───── INFORMATION SUPPLIED
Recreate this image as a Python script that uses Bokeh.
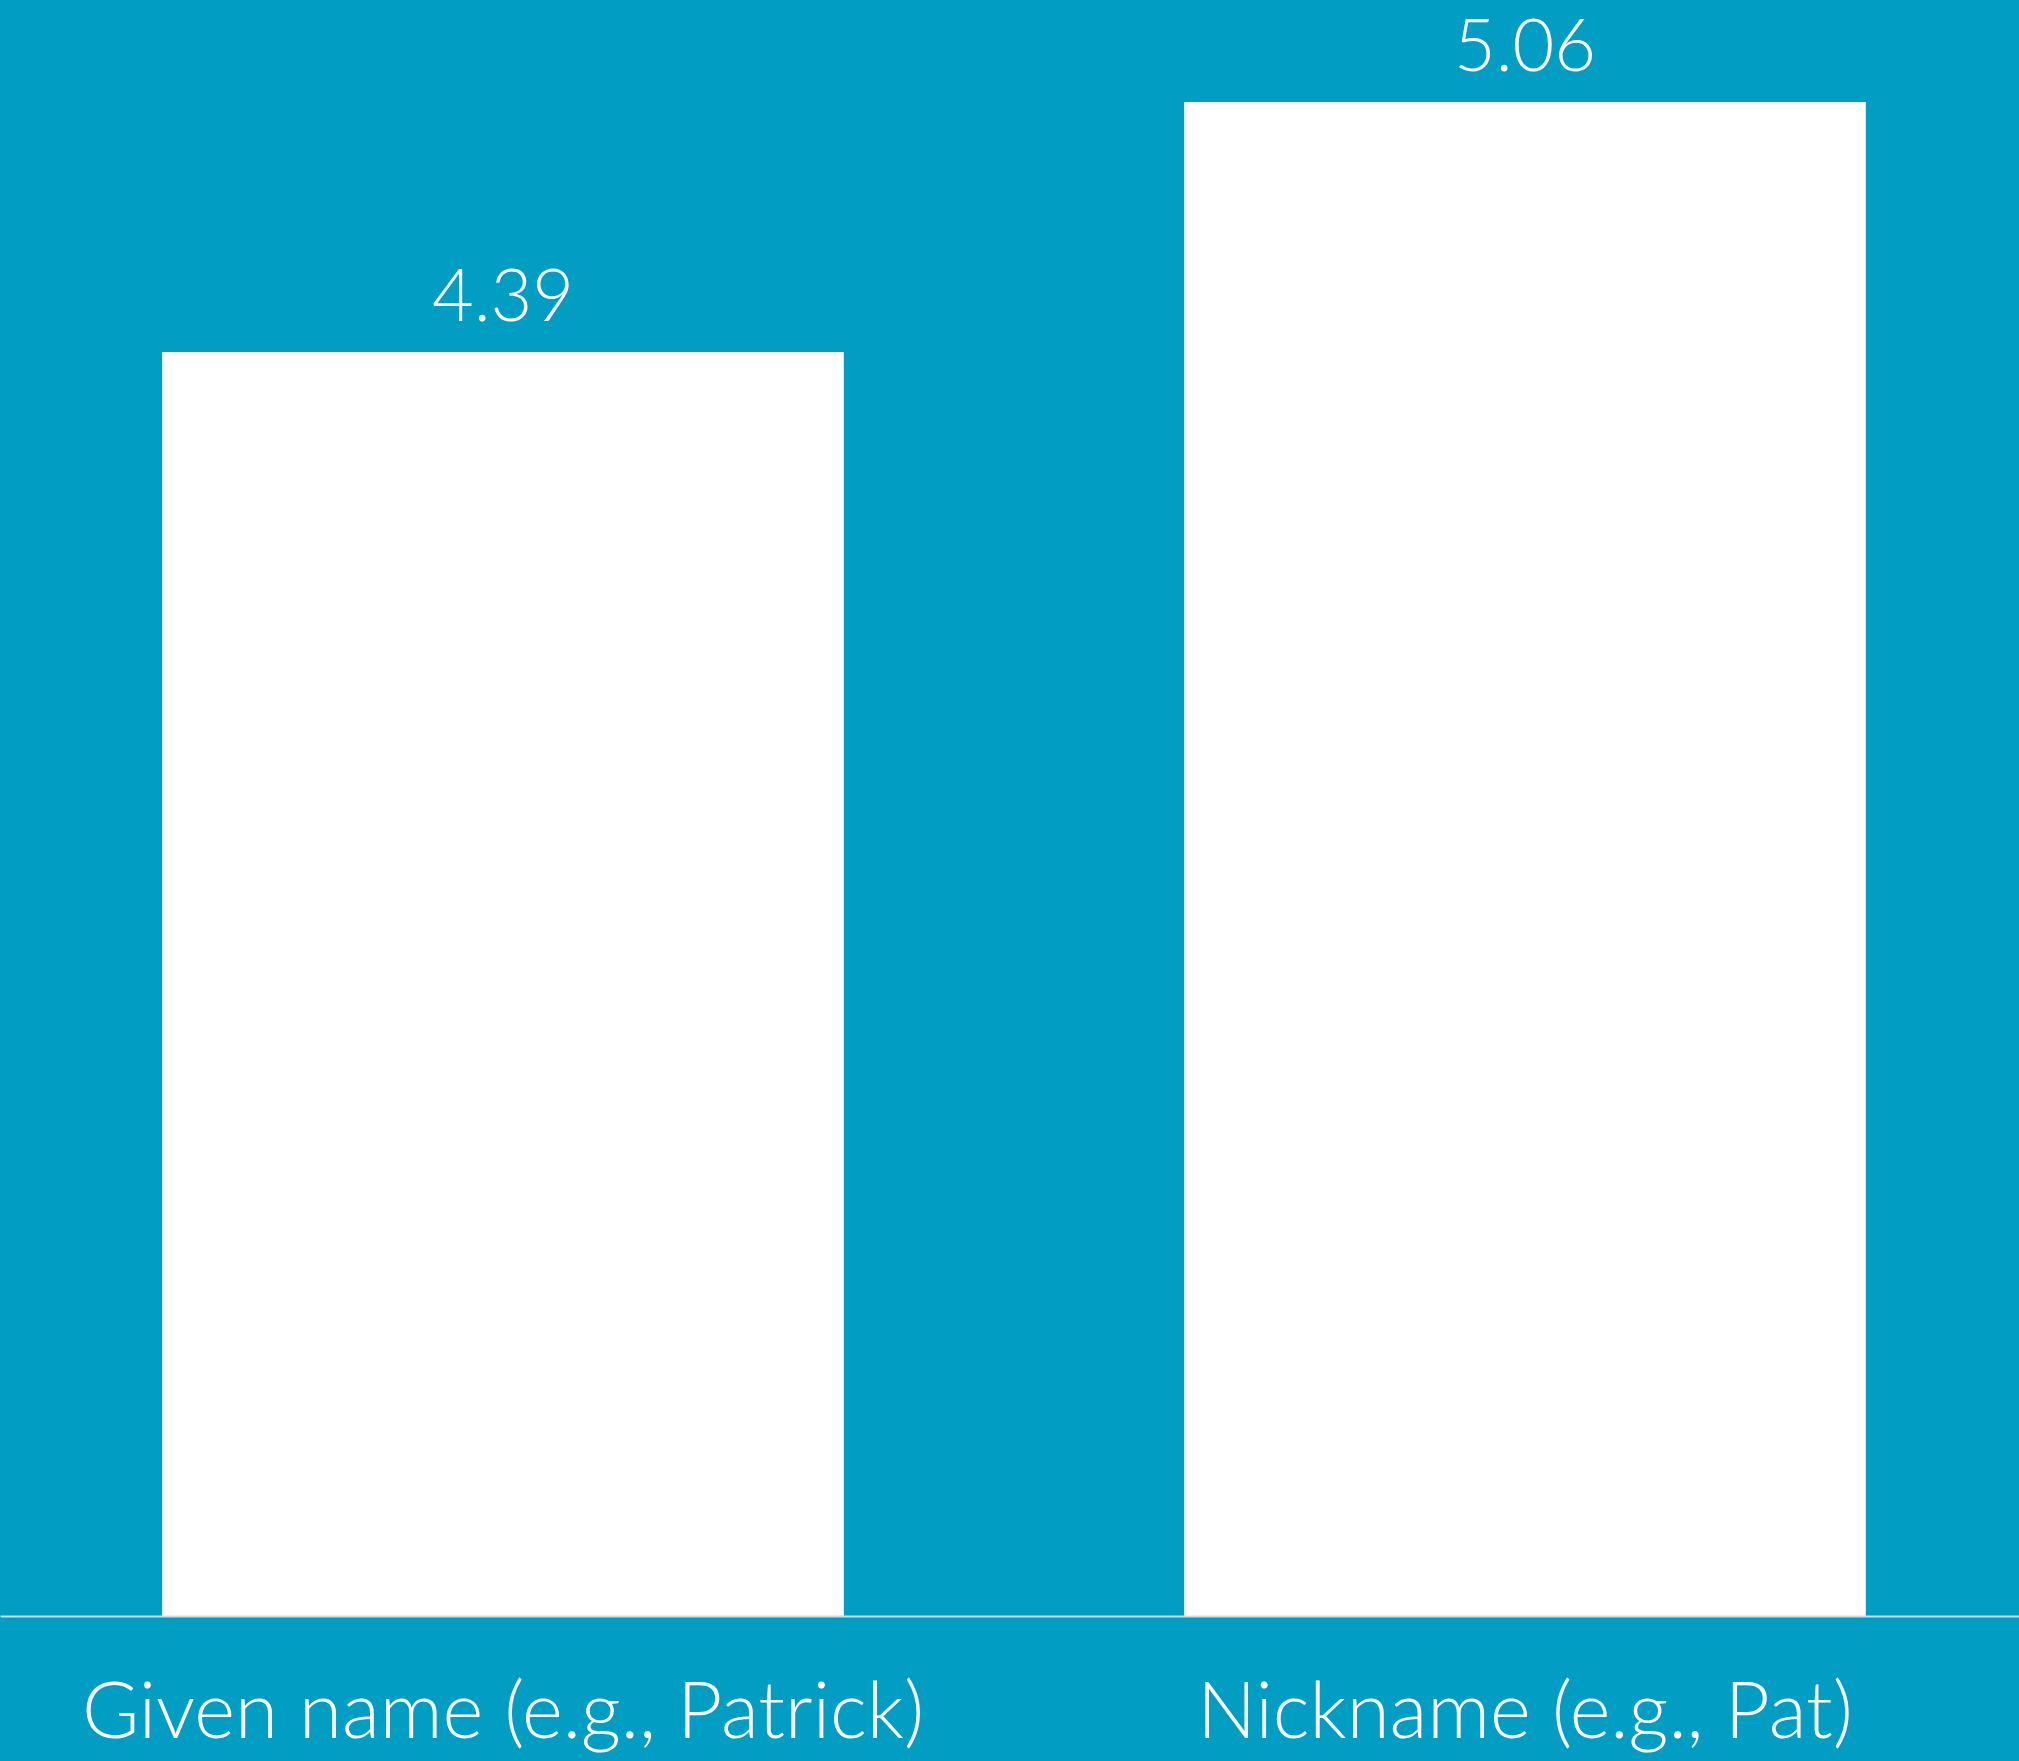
from bokeh.plotting import figure
from bokeh.models import Range1d, FixedTicker, ColumnDataSource
from bokeh.core.properties import value
from bokeh.embed import file_html
from bokeh.resources import INLINE

categories = ["Given name (e.g., Patrick)", "Nickname (e.g., Pat)"]
scores = [4.39, 5.06]
labels = ["4.39", "5.06"]

BG = "#019dc3"
FONT = "Lato Light"

idx = list(range(len(categories)))
src = ColumnDataSource(dict(x=idx, top=scores, label=labels))

p = figure(width=2019, height=1761, output_backend="svg", toolbar_location=None,
           x_range=Range1d(-0.4917, 1.4839), y_range=Range1d(1, 5.332),
           min_border_left=0, min_border_right=0, min_border_top=0, min_border_bottom=145)
p.background_fill_color = BG
p.border_fill_color = BG
p.outline_line_color = None
p.styles = {"background-color": BG}
p.grid.visible = False
p.yaxis.visible = False

p.vbar(x="x", top="top", bottom=1, width=0.667, source=src,
       fill_color="white", line_color=None)

p.text(x="x", y="top", text="label", source=src, y_offset=-57,
       text_align="center", text_baseline="alphabetic",
       text_color="white", text_font=value(FONT), text_font_size="72px")

ax = p.xaxis[0]
ax.ticker = FixedTicker(ticks=idx)
ax.major_label_overrides = {i: c for i, c in zip(idx, categories)}
ax.axis_line_color = "#d9d9d9"
ax.axis_line_width = 2
ax.major_tick_line_color = None
ax.minor_tick_line_color = None
ax.major_label_text_color = "white"
ax.major_label_text_font = FONT
ax.major_label_text_font_size = "78px"
ax.major_label_standoff = 38

open("out.html", "w").write(file_html(p, INLINE))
──────────
• [INSTRUCTIONS FOR THE TASK]
Only lines belong in the copy: transcribe those from the start of the data through the line that contains "from bokeh.resources import INLINE", and skip the pictures.

• [REPLY TO THE EXERCISE]
Recreate this image as a Python script that uses Bokeh.
from bokeh.plotting import figure
from bokeh.models import Range1d, FixedTicker, ColumnDataSource
from bokeh.core.properties import value
from bokeh.embed import file_html
from bokeh.resources import INLINE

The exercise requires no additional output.